ATA maintains the port’s demand that trucking companies regularly serving the port sign concessionaire agreements is a violation of the Federal Aviation Administration Authorization Act. The 1994 act prohibits state and local governments from enacting or enforcing any ‘law, regulation, or provision having the force and effect of law related to a price, route, or service of any motor carrier.”
The association has stated that if the port rules remain, it would “clear the way for a patchwork of regulations that would lead to unreasonable burdens on the movement of goods.”
Officials at ports nationwide have expressed interest in creating requirements similar to the Port of LA’s and have said they are following the case closely.

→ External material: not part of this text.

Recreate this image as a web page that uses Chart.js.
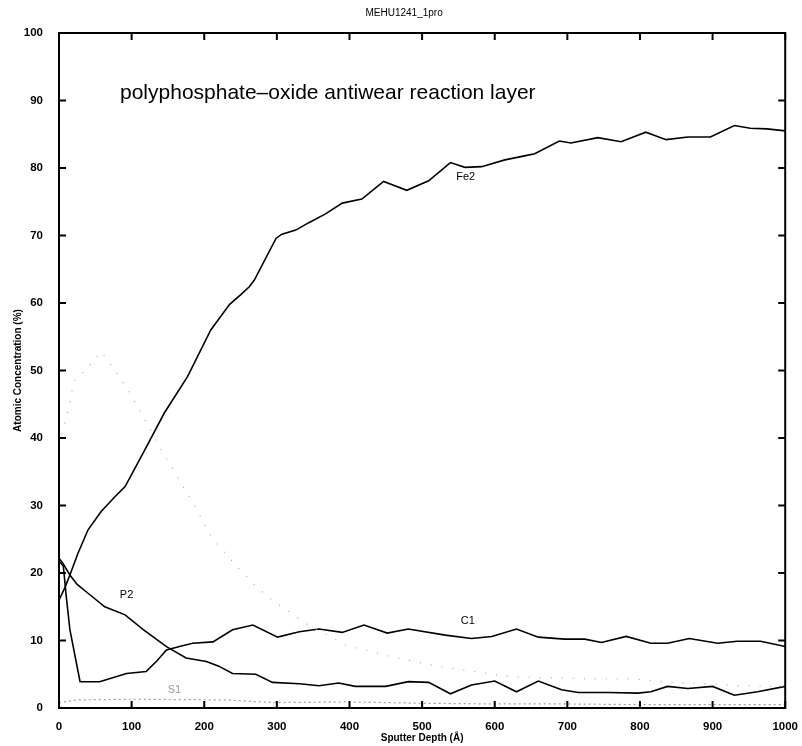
<!DOCTYPE html>
<html>
<head>
<meta charset="utf-8">
<script src="https://cdn.jsdelivr.net/npm/chart.js@4.4.1/dist/chart.umd.min.js"></script>
<style>
html,body{margin:0;padding:0;background:#fff;}
#wrap{width:802px;height:746px;position:relative;}
</style>
</head>
<body>
<div id="wrap"><canvas id="c" width="802" height="746"></canvas></div>
<script>
// ---- data ----
const chartTitle = "MEHU1241_1pro";
const annotationText = "polyphosphate\u2013oxide antiwear reaction layer";
const xTitle = "Sputter Depth (\u00c5)";
const yTitle = "Atomic Concentration (%)";
const xTickValues = [0,100,200,300,400,500,600,700,800,900,1000];
const yTickValues = [0,10,20,30,40,50,60,70,80,90,100];

const fe2Depth = [0,8,15,26,40,58,77,91,118,145,177,209,235,250,262,269,299,307,326,344,367,390,417,447,479,509,539,559,582,614,641,655,689,705,742,774,808,836,866,897,930,952,975,1000];
const fe2Values = [16,17.8,19.7,22.9,26.4,29.1,31.3,32.8,38.2,43.7,49.1,56,59.8,61.2,62.4,63.4,69.6,70.2,70.8,71.9,73.2,74.8,75.4,78,76.7,78.1,80.8,80.1,80.2,81.2,81.8,82.1,84,83.7,84.5,83.9,85.3,84.2,84.6,84.6,86.3,85.9,85.8,85.5];

const c1Depth = [0,6,10,15,29,56,93,120,135,148,166,184,212,239,267,301,331,358,390,420,452,481,532,568,596,630,660,696,724,747,781,815,838,868,907,934,966,1000];
const c1Values = [21.8,21,16.5,11.6,3.9,3.9,5.1,5.4,7,8.6,9.1,9.6,9.8,11.6,12.3,10.5,11.3,11.7,11.2,12.3,11.1,11.7,10.8,10.3,10.6,11.7,10.5,10.2,10.2,9.7,10.6,9.6,9.6,10.3,9.6,9.9,9.9,9.1];

const p2Depth = [0,5,15,25,40,63,91,116,148,175,203,220,239,271,294,331,358,385,408,450,481,509,539,568,600,630,660,692,715,756,797,815,838,866,900,930,962,1000];
const p2Values = [22.2,21.5,19.7,18.3,17,15,13.8,11.6,9.1,7.4,6.9,6.2,5.1,5.0,3.8,3.6,3.3,3.7,3.2,3.2,3.9,3.8,2.1,3.4,4.0,2.4,4.0,2.7,2.3,2.3,2.2,2.4,3.2,2.9,3.2,1.9,2.4,3.2];

const o1Depth = [0,7,13,17,20,40,58,65,90,116,143,152,175,184,207,215,250,267,287,340,395,420,458,520,591,614,660,742,788,856,893,938,1000];
const o1Values = [39,41.7,44.4,46.4,48.3,50.5,52.8,51.8,48,43.2,37.7,36.3,32,30.6,25.9,24.6,20.4,18.5,16.5,12.5,9.3,8.6,7.6,6.2,5.1,4.7,4.5,4.3,4.3,3.7,3.6,3.3,3.2];

const s1Depth = [0,25,100,230,260,300,400,500,600,700,800,900,1000];
const s1Values = [0.8,1.2,1.3,1.2,1.0,0.8,0.9,0.7,0.6,0.6,0.5,0.5,0.5];

// series labels placed in data space
const seriesLabels = [
  {text:"Fe2", x:560, y:78.6},
  {text:"P2",  x:93,  y:16.8},
  {text:"C1",  x:563, y:12.9},
  {text:"S1",  x:159, y:2.6, gray:true}
];

function pts(xs, ys){ return xs.map((x,i)=>({x:x, y:ys[i]})); }

const TICK_FONT = {family:"'Liberation Sans', Arial, sans-serif", size:11.5, weight:'bold'};

const framePlugin = {
  id:'frame',
  afterDraw(chart){
    const ctx = chart.ctx, a = chart.chartArea;
    const xs = chart.scales.x, ys = chart.scales.y;
    ctx.save();
    ctx.strokeStyle = '#000';
    ctx.lineWidth = 2;
    ctx.strokeRect(a.left, a.top, a.right - a.left, a.bottom - a.top);
    const tl = 7;
    ctx.beginPath();
    xTickValues.forEach(v=>{
      const px = xs.getPixelForValue(v);
      ctx.moveTo(px, a.bottom); ctx.lineTo(px, a.bottom - tl);
      ctx.moveTo(px, a.top); ctx.lineTo(px, a.top + tl);
    });
    yTickValues.forEach(v=>{
      const py = ys.getPixelForValue(v);
      ctx.moveTo(a.left, py); ctx.lineTo(a.left + tl, py);
      ctx.moveTo(a.right, py); ctx.lineTo(a.right - tl, py);
    });
    ctx.stroke();

    // chart title
    ctx.fillStyle = '#000';
    ctx.font = "10px 'Liberation Sans', Arial, sans-serif";
    ctx.textAlign = 'center';
    ctx.textBaseline = 'middle';
    ctx.fillText(chartTitle, (a.left + a.right)/2 - 18, 13);

    // annotation
    ctx.font = "21px 'Liberation Sans', Arial, sans-serif";
    ctx.textAlign = 'left';
    ctx.fillText(annotationText, xs.getPixelForValue(84), ys.getPixelForValue(91.1));

    // series labels
    ctx.font = "11px 'Liberation Sans', Arial, sans-serif";
    ctx.textAlign = 'center';
    seriesLabels.forEach(l=>{
      ctx.fillStyle = l.gray ? '#999' : '#000';
      ctx.fillText(l.text, xs.getPixelForValue(l.x), ys.getPixelForValue(l.y));
    });
    ctx.restore();
  }
};

const black = {borderColor:'#000', borderWidth:1.6, pointRadius:0, tension:0, fill:false};

new Chart(document.getElementById('c'), {
  type:'line',
  data:{
    datasets:[
      Object.assign({label:'O1', data:pts(o1Depth,o1Values)}, {borderColor:'#a8a8a8', borderWidth:1.2, borderDash:[1,10], pointRadius:0, tension:0, fill:false}),
      Object.assign({label:'S1', data:pts(s1Depth,s1Values)}, {borderColor:'#a0a0a0', borderWidth:1.2, borderDash:[2,3], pointRadius:0, tension:0, fill:false}),
      Object.assign({label:'Fe2', data:pts(fe2Depth,fe2Values)}, black),
      Object.assign({label:'C1', data:pts(c1Depth,c1Values)}, black),
      Object.assign({label:'P2', data:pts(p2Depth,p2Values)}, black)
    ]
  },
  options:{
    responsive:false,
    animation:false,
    layout:{padding:{top:33, right:15, left:0, bottom:0}},
    plugins:{legend:{display:false}, title:{display:false}, tooltip:{enabled:false}},
    scales:{
      x:{
        type:'linear', min:0, max:1000,
        afterFit(s){ s.height = 38; },
        afterBuildTicks(s){ s.ticks = xTickValues.map(v=>({value:v})); },
        grid:{display:false}, border:{display:false},
        ticks:{color:'#000', font:TICK_FONT, padding:4, maxRotation:0, callback:(v)=>String(v)},
        title:{display:true, text:xTitle, color:'#000', font:{family:"'Liberation Sans', Arial, sans-serif", size:10, weight:'bold'}, padding:{top:0,bottom:2}}
      },
      y:{
        min:0, max:100,
        afterFit(s){ s.width = 59; },
        afterBuildTicks(s){ s.ticks = yTickValues.map(v=>({value:v})); },
        grid:{display:false}, border:{display:false},
        ticks:{color:'#000', font:TICK_FONT, padding:8, callback:(v)=>String(v)},
        title:{display:true, text:yTitle, color:'#000', font:{family:"'Liberation Sans', Arial, sans-serif", size:10, weight:'bold'}, padding:{top:12,bottom:0}}
      }
    }
  },
  plugins:[framePlugin]
});
</script>
</body>
</html>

The court had invited the U.S. Solicitor General to submit a brief, as this office supervises and conduct government litigation at this level. The solicit general’s amicus curiae or friend of the court brief states the port’s placards and off-street parking requirements are superseded by the FAAAA.
In 2008, the Port of Los Angeles began stipulating that carriers regularly serving the port enter into concession agreements that included truck maintenance, off-street parking and carrier proof of financial responsibility.
The association then sued POLA in U.S. district court, but the judge agreed with the port’s position that the requirements are not preempted by the FAAAA. Later, an appeals court overturned the employee-driver provision, but affirmed the remainder of the lower court’s ruling.